Beach scarp resulting from recent storm erosion along a sand beach on the Illinois shore of Lake Michigan at Illinois Beach State Park. (photo by Michael Chrzastowski, Illinois State Geological Survey.)

One of the reasons that beach scarps are prominent beach features is that these near-vertical erosional features are cut into a near-horizontal area of the upper beach. This upper beach, in many cases, is a broad, near-horizontal to gently landward-sloping area called a beach berm, or simply a berm (Figure B22). Berms are depositional features formed from the wave-induced onshore accumulation of sediment. Local coastal conditions may preclude formation of a berm along some beach segments, while other beach segments may have two or more berms at different elevations. When more than one berm occurs, the lower berm(s) (sometimes called the ordinary berm) is a result of average or more typical waves, and the higher berm(s) (sometimes called the storm berm) is a result of the less frequent larger waves. A beach scarp may exist between two berms having different elevations. The seaward margin of the berm is typically defined by a rather abrupt change in slope from the near horizontal surface of the berm to the inclined surface of the beachface. The line defined by this change in slope is called the berm crest or berm edge. The berm crest is the distinguishing beach feature that divides the beach into the foreshore and backshore zones (Figure B22).
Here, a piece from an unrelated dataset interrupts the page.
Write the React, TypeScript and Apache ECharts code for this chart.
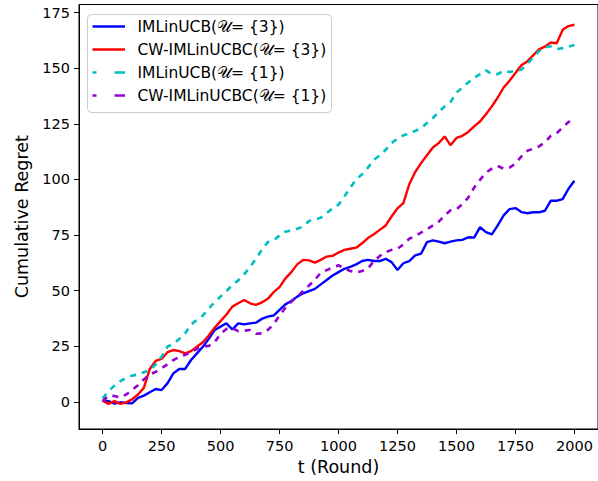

When low-water occurs, large-scale beach features are exposed that formed underwater and have a morphology influenced by waves, water-level changes, and associated currents. Ridges and runnels are the most common of these features. Ridges are elongate low mounds of beach material that are parallel or subparallel to the shore; runnels are the low areas or troughs that occur between the ridges and on the landward side of the shoremost ridge. A single ridge-runnel set may occur with the runnel on the landward side of the ridge or, if the lower foreshore is a broad, low-slope area, multiple sets of ridges and runnels may extend across this area. Such multiple sets of ridges and runnels form a washboard or corrugated topography across the lower beachface that contrasts with the smoother surface across the upper beachface. Another term for these features is “ball” referring to the ridge, and “low” referring to the runnel. The term “trough” is also sometimes applied to the runnel.
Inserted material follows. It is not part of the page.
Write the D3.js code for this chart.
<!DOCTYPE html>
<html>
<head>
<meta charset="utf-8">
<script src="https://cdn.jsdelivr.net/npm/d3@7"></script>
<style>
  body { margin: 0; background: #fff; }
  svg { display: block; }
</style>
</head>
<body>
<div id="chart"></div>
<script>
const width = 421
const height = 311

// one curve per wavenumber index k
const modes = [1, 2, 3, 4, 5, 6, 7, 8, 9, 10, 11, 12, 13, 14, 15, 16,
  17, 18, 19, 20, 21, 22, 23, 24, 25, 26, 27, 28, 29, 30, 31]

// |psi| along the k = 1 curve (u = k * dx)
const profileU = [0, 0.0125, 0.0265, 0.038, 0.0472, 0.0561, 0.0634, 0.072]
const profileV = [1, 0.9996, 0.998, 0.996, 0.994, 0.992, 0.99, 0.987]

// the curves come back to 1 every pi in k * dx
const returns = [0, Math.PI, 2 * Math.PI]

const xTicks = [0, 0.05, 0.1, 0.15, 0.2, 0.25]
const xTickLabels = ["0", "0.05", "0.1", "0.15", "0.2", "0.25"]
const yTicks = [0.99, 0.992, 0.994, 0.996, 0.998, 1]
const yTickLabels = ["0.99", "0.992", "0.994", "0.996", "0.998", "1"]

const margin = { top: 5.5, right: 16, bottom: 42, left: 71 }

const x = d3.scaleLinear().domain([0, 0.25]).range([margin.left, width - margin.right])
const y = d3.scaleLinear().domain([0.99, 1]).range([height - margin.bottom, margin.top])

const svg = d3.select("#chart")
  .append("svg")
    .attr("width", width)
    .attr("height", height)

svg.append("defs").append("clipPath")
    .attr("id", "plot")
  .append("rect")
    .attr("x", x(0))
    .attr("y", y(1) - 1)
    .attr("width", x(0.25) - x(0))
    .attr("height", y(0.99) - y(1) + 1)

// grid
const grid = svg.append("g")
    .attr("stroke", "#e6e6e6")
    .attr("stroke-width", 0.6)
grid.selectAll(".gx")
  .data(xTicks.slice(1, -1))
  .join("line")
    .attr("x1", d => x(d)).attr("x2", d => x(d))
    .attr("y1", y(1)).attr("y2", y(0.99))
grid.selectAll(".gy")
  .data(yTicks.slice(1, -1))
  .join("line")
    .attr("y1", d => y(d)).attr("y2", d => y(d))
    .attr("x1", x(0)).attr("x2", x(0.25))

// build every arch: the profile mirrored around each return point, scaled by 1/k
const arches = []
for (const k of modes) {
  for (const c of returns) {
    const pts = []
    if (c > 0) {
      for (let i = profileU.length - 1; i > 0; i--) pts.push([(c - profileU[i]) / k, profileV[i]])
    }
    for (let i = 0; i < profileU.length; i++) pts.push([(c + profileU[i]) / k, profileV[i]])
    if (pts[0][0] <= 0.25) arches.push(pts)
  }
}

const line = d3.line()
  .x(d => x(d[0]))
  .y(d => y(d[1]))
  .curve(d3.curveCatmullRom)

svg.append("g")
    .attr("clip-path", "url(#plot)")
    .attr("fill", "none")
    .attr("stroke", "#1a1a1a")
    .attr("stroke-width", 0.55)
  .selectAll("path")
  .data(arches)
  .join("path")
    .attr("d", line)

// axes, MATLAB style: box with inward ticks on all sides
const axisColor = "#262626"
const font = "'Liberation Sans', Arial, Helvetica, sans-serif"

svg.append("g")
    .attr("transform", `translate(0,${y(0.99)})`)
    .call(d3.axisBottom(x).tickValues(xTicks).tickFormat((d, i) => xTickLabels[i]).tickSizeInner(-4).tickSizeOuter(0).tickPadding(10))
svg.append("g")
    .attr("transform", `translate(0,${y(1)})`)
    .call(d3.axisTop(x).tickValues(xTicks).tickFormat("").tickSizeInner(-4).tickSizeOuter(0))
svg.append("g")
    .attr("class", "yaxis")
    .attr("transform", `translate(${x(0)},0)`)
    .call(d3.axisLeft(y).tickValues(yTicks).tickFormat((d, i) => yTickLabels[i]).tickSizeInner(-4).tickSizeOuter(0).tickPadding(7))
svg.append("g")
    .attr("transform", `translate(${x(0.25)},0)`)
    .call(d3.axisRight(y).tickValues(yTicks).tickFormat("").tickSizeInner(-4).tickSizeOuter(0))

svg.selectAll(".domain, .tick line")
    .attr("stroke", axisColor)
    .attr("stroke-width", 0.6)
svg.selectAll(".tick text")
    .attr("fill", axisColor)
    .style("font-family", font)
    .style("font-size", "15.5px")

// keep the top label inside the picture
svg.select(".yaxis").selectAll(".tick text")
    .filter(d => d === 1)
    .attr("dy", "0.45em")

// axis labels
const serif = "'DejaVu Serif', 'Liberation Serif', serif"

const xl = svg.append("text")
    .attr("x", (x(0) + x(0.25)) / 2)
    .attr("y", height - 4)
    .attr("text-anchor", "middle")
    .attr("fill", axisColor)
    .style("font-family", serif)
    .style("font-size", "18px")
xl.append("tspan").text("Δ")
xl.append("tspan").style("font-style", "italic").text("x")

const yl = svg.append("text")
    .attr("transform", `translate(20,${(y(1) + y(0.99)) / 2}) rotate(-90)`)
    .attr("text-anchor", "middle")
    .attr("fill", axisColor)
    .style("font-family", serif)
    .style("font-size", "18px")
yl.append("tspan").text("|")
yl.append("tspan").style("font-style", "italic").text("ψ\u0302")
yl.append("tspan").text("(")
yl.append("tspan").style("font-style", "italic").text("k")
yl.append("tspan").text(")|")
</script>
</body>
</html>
Ridges and runnels, when present in multiple sets, are one example of the types of repetitive patterns that can be observed in beach features. Another major beach feature with a repetitive nature is the beach cusp. Beach cusps are low mounds of beach material, separated by crescent-shaped troughs, occurring in a series along the shore. Yet another repetitive feature, and one of potentially large vertical scale, is the beach ridge. Beach ridges are depositional features, formed by the mounding of beach material by wave action, usually during storm events. Beach ridges are formed in the backshore zone, in some places at the most landward limit of wave influence, and they can extend as a nearly continuous linear feature for many kilometers along the shore. Wind transport may contribute sand to the tops of these ridges and form superimposed dunes (i.e., dune ridges). A single beach ridge may develop, persist for some time, and then be destroyed by renewed storm action. Sequential beach ridges may form through a series of depositional events and, with time, the juxtaposition of these ridges will contribute to the progradation of the coast.
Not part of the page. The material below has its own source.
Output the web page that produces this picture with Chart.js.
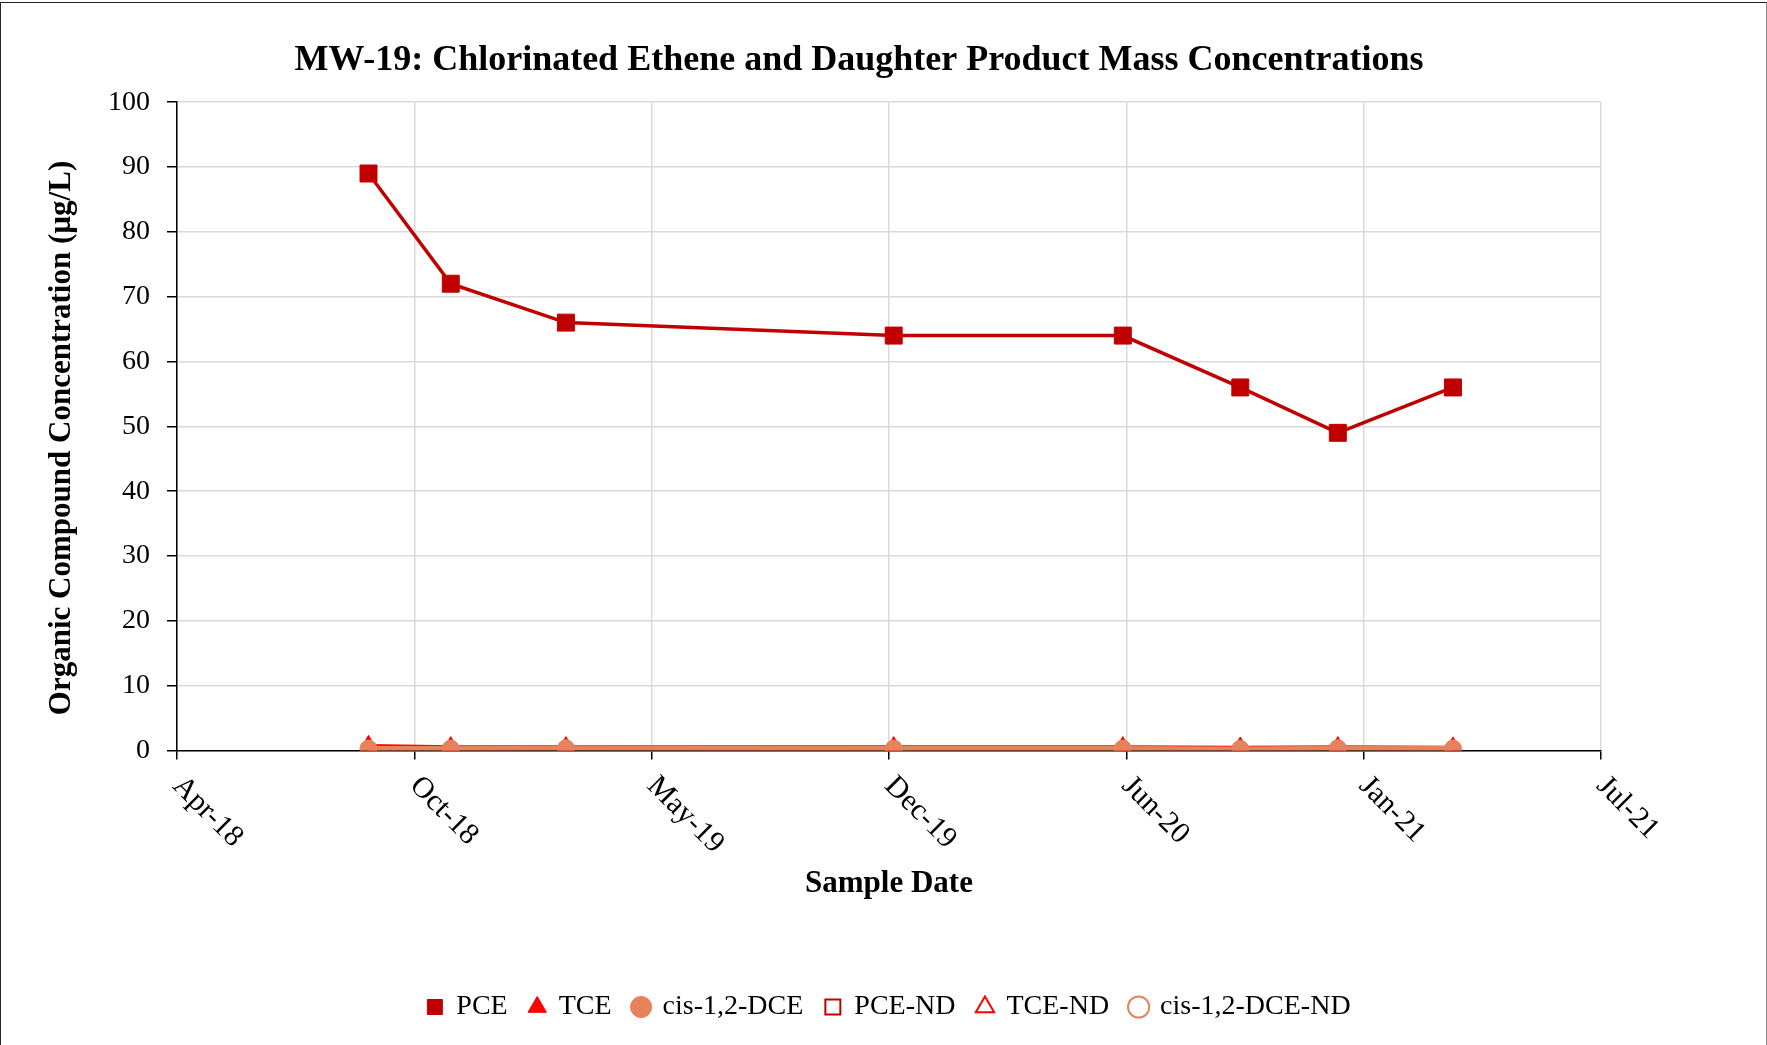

A major beach feature common to barrier island beaches is the washover fan. During storm events, elevated water levels and large wave run-up can combine to transport large volumes of beach material across the beach to be deposited in broad, lobate accumulations on the landward margin of the beach. These deposits, called washover fans, essentially extend the landward limit of the beach and play an important role in the landward and upward migration of the beach during conditions of rising sea level (Kraft and Chrzastowski, 1985). On barrier island beaches, the formation of washover fans results in the burial of back-barrier marshes and filling along the barrier margin of lagoons.

Coasts that are subject to seasonal ice formation, such as the Great Lakes coasts of North America, can have various beach features that are related to the presence of coastal ice. A hummocky topography may develop along the upper foreshore as a result of sediment pushed into ridges and mounds by wave-thrusted ice. Shallow depressions may also develop across the upper foreshore where wave run-up may remove thin slabs of ice-cemented sand. Once an ice complex forms along the shore, a hummocky topography may develop in the lower foreshore by the action of grounded ice and the scour and fill by waves and currents around the edges of the ice. On the outer edge of the ice, an erosional trough may develop caused by the downward deflection of wave energy as waves impact the ice face. This trough can be a half-meter deep and 2–3 m wide (Barnes et al., 1994). The trough location will shift toward or away from shore as the ice margin shifts in these directions. These troughs and all other ice-related beach features are relatively short-lived. Once the ice conditions cease, any ice-induced modifications to the beach morphology are quickly eliminated by ice-free wave conditions.

Minor beach features

Minor beach features are defined here as those with minimal topographic expression or small areal extent. Although limited in height and area, some of these beach features can be visually prominent because of contrast in color, texture, or materials compared to the surrounding beach. Prime examples of such prominent, small-scale beach features are the tidemark which is the high-water mark left by tidal water, and swash marks formed along the landward limit of wave swash on the beach face. The tide mark is generally a nearly continuous wavy line defined by an accumulation of driftwood, seaweed, and other floatable debris collectively called flotsam, left on the beach by the previous highest tide level. Swash marks are a series of superimposed scalloped or fan-shaped patterns defined by fine sand, mica flakes, or bits of seaweed deposited along the most landward reach of the swash. Swash marks are beach features that are in a nearly continuous state of formation and destruction with each new swash event. So too are backwash patterns which are diagonal patterns formed on the beach by the dispersion of backwash flowing around small obstacles such as a shell or pebble. A falling tide or the lowering of water level after a storm can contribute to the formation of rill marks which are small, erosional furrows or channels across the beachface caused by the seaward flow of water as the water table in the beach lowers and water percolates out onto the beachface in a spring-like manner. Air holes may also occur on the beachface as water percolates and forces air from the pore spaces up to the surface.

Near the ridge and runnel on the lower foreshore slope, a subtle linear feature may occur called the step or plunge step. This is a subtle decline in the foreshore profile that is caused by the final plunge of waves before running up the beachface. The plunge step is best developed in settings of low tidal range and steep foreshore slope (Davis, 1985).

Because one or more of the berms of a beach are elevated above the influence of the swash, fine sand across these berms is typically dry and can be influenced by wind action. Although the berms are located on the beach, features can develop here that are common to dunes and desert settings. Sand ripples may develop, small dunes may form in wind shadows such as behind logs or other driftwood, and wind deflation areas may occur where the fine sand has been removed to lower the surface and leave a concentration of coarser particles similar to a desert pavement.